## Collected material
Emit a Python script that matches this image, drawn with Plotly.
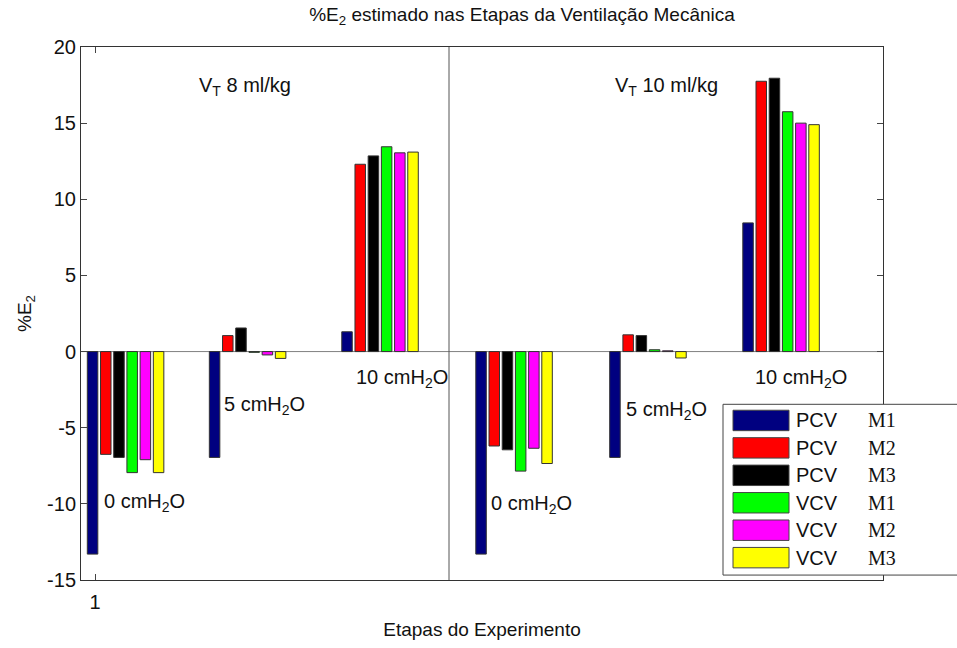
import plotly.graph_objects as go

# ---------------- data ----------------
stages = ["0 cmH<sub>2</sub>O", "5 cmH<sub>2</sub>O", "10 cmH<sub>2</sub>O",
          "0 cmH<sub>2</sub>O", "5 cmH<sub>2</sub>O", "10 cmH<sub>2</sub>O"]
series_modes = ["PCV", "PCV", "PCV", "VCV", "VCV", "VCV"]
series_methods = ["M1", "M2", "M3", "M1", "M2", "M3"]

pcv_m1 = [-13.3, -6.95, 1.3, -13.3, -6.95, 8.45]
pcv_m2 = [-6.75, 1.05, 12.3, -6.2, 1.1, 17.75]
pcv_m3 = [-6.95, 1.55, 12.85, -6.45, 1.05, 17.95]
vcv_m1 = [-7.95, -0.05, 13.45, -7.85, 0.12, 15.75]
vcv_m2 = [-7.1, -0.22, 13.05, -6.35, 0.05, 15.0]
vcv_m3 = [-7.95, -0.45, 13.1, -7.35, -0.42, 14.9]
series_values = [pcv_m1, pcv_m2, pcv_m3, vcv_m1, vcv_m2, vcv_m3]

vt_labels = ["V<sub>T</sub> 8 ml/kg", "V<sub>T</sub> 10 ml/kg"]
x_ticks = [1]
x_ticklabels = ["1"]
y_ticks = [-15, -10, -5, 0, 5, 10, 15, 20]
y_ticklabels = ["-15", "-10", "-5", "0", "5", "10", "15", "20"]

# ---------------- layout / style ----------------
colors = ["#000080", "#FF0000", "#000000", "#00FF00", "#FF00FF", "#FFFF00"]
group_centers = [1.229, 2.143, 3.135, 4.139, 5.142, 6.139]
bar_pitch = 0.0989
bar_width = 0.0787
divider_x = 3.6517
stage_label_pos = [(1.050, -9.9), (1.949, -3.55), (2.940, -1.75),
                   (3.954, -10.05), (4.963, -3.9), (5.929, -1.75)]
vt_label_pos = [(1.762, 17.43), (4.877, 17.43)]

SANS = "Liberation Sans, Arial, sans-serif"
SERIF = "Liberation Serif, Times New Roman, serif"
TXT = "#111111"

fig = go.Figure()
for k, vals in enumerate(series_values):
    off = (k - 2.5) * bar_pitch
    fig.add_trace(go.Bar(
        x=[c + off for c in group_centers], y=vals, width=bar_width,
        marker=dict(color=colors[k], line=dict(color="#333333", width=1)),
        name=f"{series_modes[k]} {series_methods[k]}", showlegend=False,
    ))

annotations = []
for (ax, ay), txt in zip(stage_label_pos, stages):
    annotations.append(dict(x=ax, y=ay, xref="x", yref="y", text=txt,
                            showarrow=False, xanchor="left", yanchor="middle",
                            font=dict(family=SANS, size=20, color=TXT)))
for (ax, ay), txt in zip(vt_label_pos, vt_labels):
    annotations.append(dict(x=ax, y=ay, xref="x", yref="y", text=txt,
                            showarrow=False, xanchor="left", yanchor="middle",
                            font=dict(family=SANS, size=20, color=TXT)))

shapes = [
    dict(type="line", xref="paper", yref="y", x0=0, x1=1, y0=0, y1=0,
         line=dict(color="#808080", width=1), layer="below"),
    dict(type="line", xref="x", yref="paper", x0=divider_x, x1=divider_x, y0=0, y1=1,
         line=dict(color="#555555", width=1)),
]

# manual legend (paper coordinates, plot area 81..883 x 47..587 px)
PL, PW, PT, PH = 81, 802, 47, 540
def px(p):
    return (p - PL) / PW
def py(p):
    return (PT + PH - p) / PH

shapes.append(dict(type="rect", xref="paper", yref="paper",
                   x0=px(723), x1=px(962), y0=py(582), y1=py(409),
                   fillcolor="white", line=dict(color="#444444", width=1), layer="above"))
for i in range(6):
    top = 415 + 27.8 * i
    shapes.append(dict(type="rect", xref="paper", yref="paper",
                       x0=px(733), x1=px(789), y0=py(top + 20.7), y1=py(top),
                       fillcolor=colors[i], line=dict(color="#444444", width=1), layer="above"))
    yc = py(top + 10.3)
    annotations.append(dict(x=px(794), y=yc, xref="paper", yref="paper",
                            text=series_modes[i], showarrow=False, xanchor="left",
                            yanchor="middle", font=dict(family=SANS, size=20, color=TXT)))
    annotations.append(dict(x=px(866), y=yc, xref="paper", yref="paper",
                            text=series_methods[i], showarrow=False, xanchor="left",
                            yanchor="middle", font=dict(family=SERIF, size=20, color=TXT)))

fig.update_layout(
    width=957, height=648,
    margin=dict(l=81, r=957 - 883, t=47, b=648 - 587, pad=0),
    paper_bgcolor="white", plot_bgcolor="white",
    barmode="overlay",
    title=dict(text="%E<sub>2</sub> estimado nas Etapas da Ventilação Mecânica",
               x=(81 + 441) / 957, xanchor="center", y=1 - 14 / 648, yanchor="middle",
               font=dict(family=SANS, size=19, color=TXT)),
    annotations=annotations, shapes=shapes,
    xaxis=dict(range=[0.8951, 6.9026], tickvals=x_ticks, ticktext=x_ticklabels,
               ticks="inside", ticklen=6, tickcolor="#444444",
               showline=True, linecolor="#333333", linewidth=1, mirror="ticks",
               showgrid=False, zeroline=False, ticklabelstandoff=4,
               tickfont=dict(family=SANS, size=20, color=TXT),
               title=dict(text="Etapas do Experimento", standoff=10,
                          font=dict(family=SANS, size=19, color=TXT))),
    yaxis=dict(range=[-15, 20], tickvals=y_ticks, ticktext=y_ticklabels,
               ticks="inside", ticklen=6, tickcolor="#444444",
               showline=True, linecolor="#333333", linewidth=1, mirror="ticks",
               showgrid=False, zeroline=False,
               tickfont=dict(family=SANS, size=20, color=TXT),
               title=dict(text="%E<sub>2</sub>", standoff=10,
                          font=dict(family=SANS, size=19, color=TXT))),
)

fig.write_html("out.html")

## The problem
Print, exactly as written, the lines above from the first one to the one containing "series_values = [pcv_m1, pcv_m2, pcv_m3, vcv_m1, vcv_m2, vcv_m3]". Leave out pictures.

## Task output
Emit a Python script that matches this image, drawn with Plotly.
import plotly.graph_objects as go

# ---------------- data ----------------
stages = ["0 cmH<sub>2</sub>O", "5 cmH<sub>2</sub>O", "10 cmH<sub>2</sub>O",
          "0 cmH<sub>2</sub>O", "5 cmH<sub>2</sub>O", "10 cmH<sub>2</sub>O"]
series_modes = ["PCV", "PCV", "PCV", "VCV", "VCV", "VCV"]
series_methods = ["M1", "M2", "M3", "M1", "M2", "M3"]

pcv_m1 = [-13.3, -6.95, 1.3, -13.3, -6.95, 8.45]
pcv_m2 = [-6.75, 1.05, 12.3, -6.2, 1.1, 17.75]
pcv_m3 = [-6.95, 1.55, 12.85, -6.45, 1.05, 17.95]
vcv_m1 = [-7.95, -0.05, 13.45, -7.85, 0.12, 15.75]
vcv_m2 = [-7.1, -0.22, 13.05, -6.35, 0.05, 15.0]
vcv_m3 = [-7.95, -0.45, 13.1, -7.35, -0.42, 14.9]
series_values = [pcv_m1, pcv_m2, pcv_m3, vcv_m1, vcv_m2, vcv_m3]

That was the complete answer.